On the day I went into the hospital for what turned out to be a necrotic bladder I was writhing in abdominal pain and I became aware of overlords criticizing me for not ceasing my internal complaints. It was given a spin to the effect of "grow up!"

I had been working on my state lying in bed and had come to take a certain optimism about what was a solvable problem, both viscerally and ideally. This made me want to work on the abdominal pain even though it had an aspect of lengthy complaint reminiscent of youth. I ignored the criticism I felt as a result.
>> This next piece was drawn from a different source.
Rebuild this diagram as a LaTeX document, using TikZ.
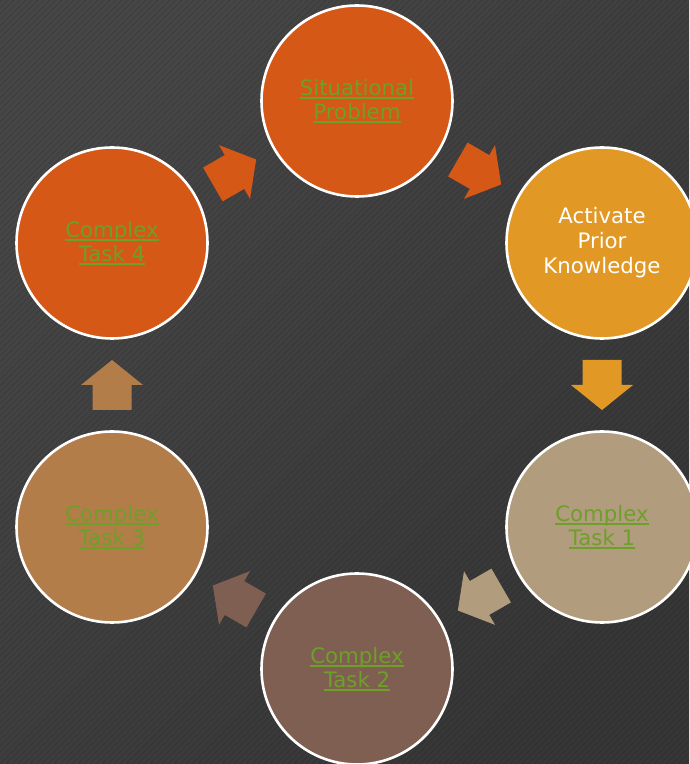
\documentclass[tikz,border=0pt]{standalone}
\usepackage{fontspec}
\setmainfont{DejaVu Sans}
\usetikzlibrary{calc}
\definecolor{cOrange}{HTML}{D55816}
\definecolor{cGold}{HTML}{E19825}
\definecolor{cTan}{HTML}{B19C7D}
\definecolor{cBrown}{HTML}{7F5F52}
\definecolor{cCopper}{HTML}{B27D49}
\definecolor{cLink}{HTML}{6E9F29}
\definecolor{bgLight}{HTML}{474747}
\definecolor{bgDark}{HTML}{373737}
\newcommand{\ulk}[1]{\leavevmode\setbox0=\hbox{#1}\rlap{\rule[-4pt]{\wd0}{1.8pt}}\box0}
\tikzset{
  circ/.style={circle, minimum size=191pt, inner sep=0pt, draw=white, line width=2.6pt,
    align=center, font=\fontsize{21.3}{24}\selectfont},
  linktext/.style={text=cLink},
  blockarrow/.style={fill=#1, draw=none}
}
\newcommand{\barrow}[3]{% position, angle, colour
  \fill[blockarrow=#3, shift={#1}, rotate=#2]
    (-25,-19.5) -- (0,-19.5) -- (0,-31) -- (25,0) -- (0,31) -- (0,19.5) -- (-25,19.5) -- cycle;}
\begin{document}
\begin{tikzpicture}[x=1pt,y=1pt]
\useasboundingbox (0,0) rectangle (689,764);
\shade[top color=bgLight, bottom color=bgDark, shading angle=45] (0,0) rectangle (689,764);
\begin{scope}
  \clip (0,0) rectangle (689,764);
  \foreach \i in {-780,-774,...,700}
    \draw[black, opacity=0.08, line width=2pt] (\i,0) -- ++(770,770);
\end{scope}

\node[circ, fill=cOrange, linktext] (sp) at (357,663) {\ulk{Situational}\\\ulk{Problem}};
\node[circ, fill=cGold, text=white, font=\fontsize{21.3}{25}\selectfont] (ap) at (602,521) {Activate\\Prior\\Knowledge};
\node[circ, fill=cTan, linktext] (t1) at (602,237) {\ulk{Complex}\\\ulk{Task 1}};
\node[circ, fill=cBrown, linktext] (t2) at (357,95) {\ulk{Complex}\\\ulk{Task 2}};
\node[circ, fill=cCopper, linktext] (t3) at (112,237) {\ulk{Complex}\\\ulk{Task 3}};
\node[circ, fill=cOrange, linktext] (t4) at (112,521) {\ulk{Complex}\\\ulk{Task 4}};

\coordinate (m1) at ($(sp)!0.5!(ap)$);
\coordinate (m2) at ($(ap)!0.5!(t1)$);
\coordinate (m3) at ($(t1)!0.5!(t2)$);
\coordinate (m4) at ($(t2)!0.5!(t3)$);
\coordinate (m5) at ($(t3)!0.5!(t4)$);
\coordinate (m6) at ($(t4)!0.5!(sp)$);

\barrow{(m1)}{-30}{cOrange}
\barrow{(m2)}{-90}{cGold}
\barrow{(m3)}{-150}{cTan}
\barrow{(m4)}{150}{cBrown}
\barrow{(m5)}{90}{cCopper}
\barrow{(m6)}{30}{cOrange}
\end{tikzpicture}
\end{document}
Shortly thereafter, in the course of my explorations of the pain, a sudden peace came upon me that I associated with modifications of my vertebral support attitudes. The pain went from a seven plus or minus two to a three plus or minus two, in a matter of less than two seconds plus or minus one.

Had I thought of it, I might have deduced from this evidence that I had a blood clot and managed to dislodge it.

The doctors at the hospital told me after the operation in which they removed part of my bladder that the only possible cause of a necrotic bowel is a blood clot in the abdomen.

Perhaps such a deduction as I could have made is of no value, since the doctors took care of the problem and told me essentially that I had had a clot anyway. But what of other issues of my internal body, and my abilities to affect and study them? But moreso is the fact that had I entered into exploration of my body earlier, before the necrosis began, I might very well have avoided the necrosis entirely. What drove me to explore was the pain. I delayed exploration because I applied normal diffidence to the earlier, slighter levels of pain, diffidence based on acceptance of pain.

So it seems evident I need more rejection of pain, not less, and the overlords stand as an obstacle to that.

I don't advocate childishness. I don't advocate crying. But it seems they're temporary measures buying time for science to displace folk wisdom, and in that children always have a better hand than adults, the kind that tell you to grow up.